* [Work to be completed]: Print exactly the lines from the first one down to the line containing "import pandas as pd", both ends included, with no pictures and nothing else.

START Raw data

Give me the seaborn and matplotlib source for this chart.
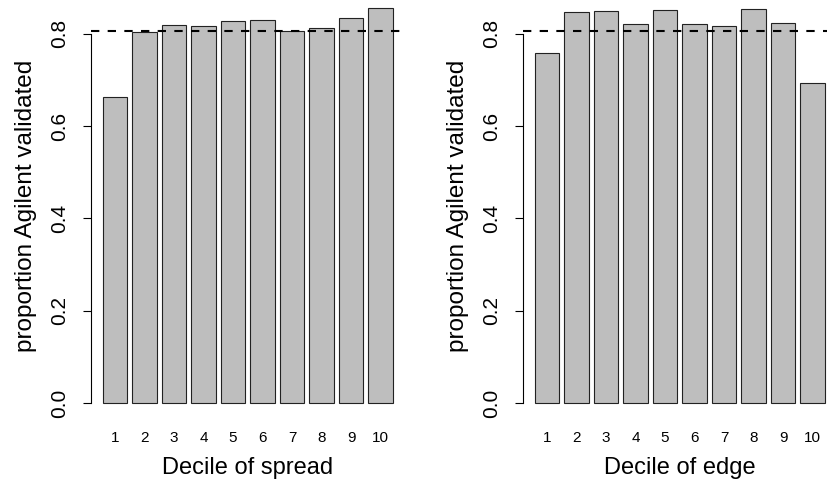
import matplotlib
matplotlib.use("Agg")
import matplotlib.pyplot as plt
import seaborn as sns
import pandas as pd

# ---- data ----
deciles = ["1", "2", "3", "4", "5", "6", "7", "8", "9", "10"]
spread_prop = [0.664, 0.803, 0.819, 0.817, 0.827, 0.831, 0.806, 0.812, 0.835, 0.856]
edge_prop = [0.758, 0.847, 0.849, 0.821, 0.852, 0.821, 0.817, 0.853, 0.823, 0.694]
overall_prop = 0.807
y_ticks = [0.0, 0.2, 0.4, 0.6, 0.8]
y_ticklabels = ["0.0", "0.2", "0.4", "0.6", "0.8"]
ylab = "proportion Agilent validated"
xlabs = ["Decile of spread", "Decile of edge"]

sns.set_theme(style="white")
plt.rcParams["font.family"] = ["Liberation Sans", "DejaVu Sans"]

W, H = 827, 484
fig = plt.figure(figsize=(W / 100, H / 100), dpi=100)

# axes geometry in pixels (R barplot style)
bottom_px, top_px = 418.7, -7.7
ax_w_px = 313.5
left_pxs = [91.0, 523.0]

def make_ax(lpx):
    return fig.add_axes([lpx / W, (H - bottom_px) / H, ax_w_px / W, (bottom_px - top_px) / H])

series = [spread_prop, edge_prop]
for i in range(2):
    ax = make_ax(left_pxs[i])
    df = pd.DataFrame({"decile": deciles, "prop": series[i]})
    sns.barplot(data=df, x="decile", y="prop", order=deciles, color="#BEBEBE",
                saturation=1, edgecolor="#222222", linewidth=0.8, width=1 / 1.2, ax=ax)
    ax.axhline(overall_prop, color="black", lw=1.5, linestyle=(0, (4, 4)), zorder=5)
    ax.set_xlim(-0.81, 9.81)
    ax.set_ylim(-0.034, 0.89)
    for s in ["top", "right", "bottom"]:
        ax.spines[s].set_visible(False)
    ax.spines["left"].set_visible(True)
    ax.spines["left"].set_color("black")
    ax.spines["left"].set_linewidth(0.8)
    ax.spines["left"].set_bounds(0, 0.8)
    ax.set_yticks(y_ticks)
    ax.set_yticklabels(y_ticklabels)
    ax.tick_params(axis="y", left=True, length=6, width=0.8, color="black",
                   labelsize=15, pad=10, labelrotation=90, labelcolor="black")
    for t in ax.get_yticklabels():
        t.set_va("center")
    ax.tick_params(axis="x", bottom=False, length=0, labelsize=11, pad=9, labelcolor="black")
    ax.set_xlabel(xlabs[i], fontsize=17, color="black")
    ax.set_ylabel(ylab, fontsize=17.5, color="black")
    ax.yaxis.set_label_coords(-0.172, 0.5)
    ax.xaxis.set_label_coords(0.5, (bottom_px - 457) / (bottom_px - top_px))
    ax.grid(False)
    ax.set_facecolor("white")
    ax.patch.set_alpha(0)

fig.savefig("out.png", dpi=100, facecolor="white")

END Raw data

* [Finished answer]:
Give me the seaborn and matplotlib source for this chart.
import matplotlib
matplotlib.use("Agg")
import matplotlib.pyplot as plt
import seaborn as sns
import pandas as pd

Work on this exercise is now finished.